Cruz also said that his own job and that of Senate Republicans had changed with Trump’s election, and now, instead of doing everything to thwart the will of that “radical leftist” President Barack Obama, “our job is to deliver on pro-growth, pro-freedom positions and to be working every day to get those accomplished.”

“We have to actually honor the promises we made, and I couldn’t be more excited,” he said.

Cruz and Cornyn thanked former Sen. Majority Leader Harry Reid, D-Nev., for championing a rules change that requires only a simple Senate majority of 51 votes to confirm presidential appointees, with the exception of Supreme Court nominations, which still require 60 votes.

With 52 Republicans in the Senate, Republicans, if they stick together, can approve Trump’s Cabinet picks without any Democratic votes.

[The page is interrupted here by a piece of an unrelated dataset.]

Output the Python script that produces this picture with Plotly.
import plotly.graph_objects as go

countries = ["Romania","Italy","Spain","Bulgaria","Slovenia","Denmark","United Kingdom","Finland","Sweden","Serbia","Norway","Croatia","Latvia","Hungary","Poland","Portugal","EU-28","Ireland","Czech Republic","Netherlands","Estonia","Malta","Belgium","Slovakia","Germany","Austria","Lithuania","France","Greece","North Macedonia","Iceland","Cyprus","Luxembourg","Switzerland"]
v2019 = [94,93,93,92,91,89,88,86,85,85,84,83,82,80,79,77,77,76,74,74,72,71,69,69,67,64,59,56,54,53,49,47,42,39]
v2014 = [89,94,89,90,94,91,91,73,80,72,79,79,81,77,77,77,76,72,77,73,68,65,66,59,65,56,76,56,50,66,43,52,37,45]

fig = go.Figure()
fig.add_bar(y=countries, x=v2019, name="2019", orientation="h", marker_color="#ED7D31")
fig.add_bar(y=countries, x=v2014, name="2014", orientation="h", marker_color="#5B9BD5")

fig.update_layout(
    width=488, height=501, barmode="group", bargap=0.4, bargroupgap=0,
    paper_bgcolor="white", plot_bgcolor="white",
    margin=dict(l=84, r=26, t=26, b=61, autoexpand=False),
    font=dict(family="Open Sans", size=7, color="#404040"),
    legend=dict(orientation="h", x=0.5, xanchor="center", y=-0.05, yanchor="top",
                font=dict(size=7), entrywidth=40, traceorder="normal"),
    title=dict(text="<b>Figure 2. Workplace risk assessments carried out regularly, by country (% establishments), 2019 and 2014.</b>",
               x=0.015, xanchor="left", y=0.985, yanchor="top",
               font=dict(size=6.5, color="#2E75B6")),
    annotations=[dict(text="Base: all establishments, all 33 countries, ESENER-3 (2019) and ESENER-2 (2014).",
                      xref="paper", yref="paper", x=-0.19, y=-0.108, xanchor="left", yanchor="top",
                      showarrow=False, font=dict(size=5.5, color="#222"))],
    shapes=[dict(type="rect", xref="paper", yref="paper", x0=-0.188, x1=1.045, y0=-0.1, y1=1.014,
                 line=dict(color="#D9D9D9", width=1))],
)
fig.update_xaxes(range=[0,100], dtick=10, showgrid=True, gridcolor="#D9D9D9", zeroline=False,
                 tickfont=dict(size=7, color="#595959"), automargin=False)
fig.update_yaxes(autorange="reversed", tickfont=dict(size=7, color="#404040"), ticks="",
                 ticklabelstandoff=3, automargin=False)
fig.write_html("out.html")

Tillerson’s confirmation seems the most endangered because of Rubio, who has a pivotal vote on the Senate Foreign Relations Committee, which could keep the full Senate from voting on Tillerson.

Cruz said he was confident that Trump would pick a strong, capable conservative for the Supreme Court, but he said that Democrats have been “radicalized” by Hillary Clinton’s loss, casting her as having failed because she was too conservative, with the likes of U.S. Sens. Bernie Sanders of Vermont and Elizabeth Warren of Massachusetts calling for a more confrontational approach.

Cornyn, shooting a look at Cruz, who grinned with appreciation, said he wasn’t sure Trump “will select my first choice for the Supreme Court, but I’m sure it will be a solid pick.”

Cruz declined to answer a question about whether he would promise to serve his full term if re-elected in 2018, and not run again for president. Cruz said there would be plenty of time to talk politics and campaigns later, saying he wanted to stay focused for now on policy.

Cruz also recommended to the many Texas legislators in the audience that they should focus on the issue of school choice — referring to using state money to expand educational options such as private school and home schooling — which he said was “the civil rights issue of the 21st century” and the best way for the GOP to improve its standing with black and Hispanic voters.

“The Texas Legislature is going to have an opportunity to do something extraordinary this year, which is to step up and lead and help lead the nation on school choice,” Cruz said.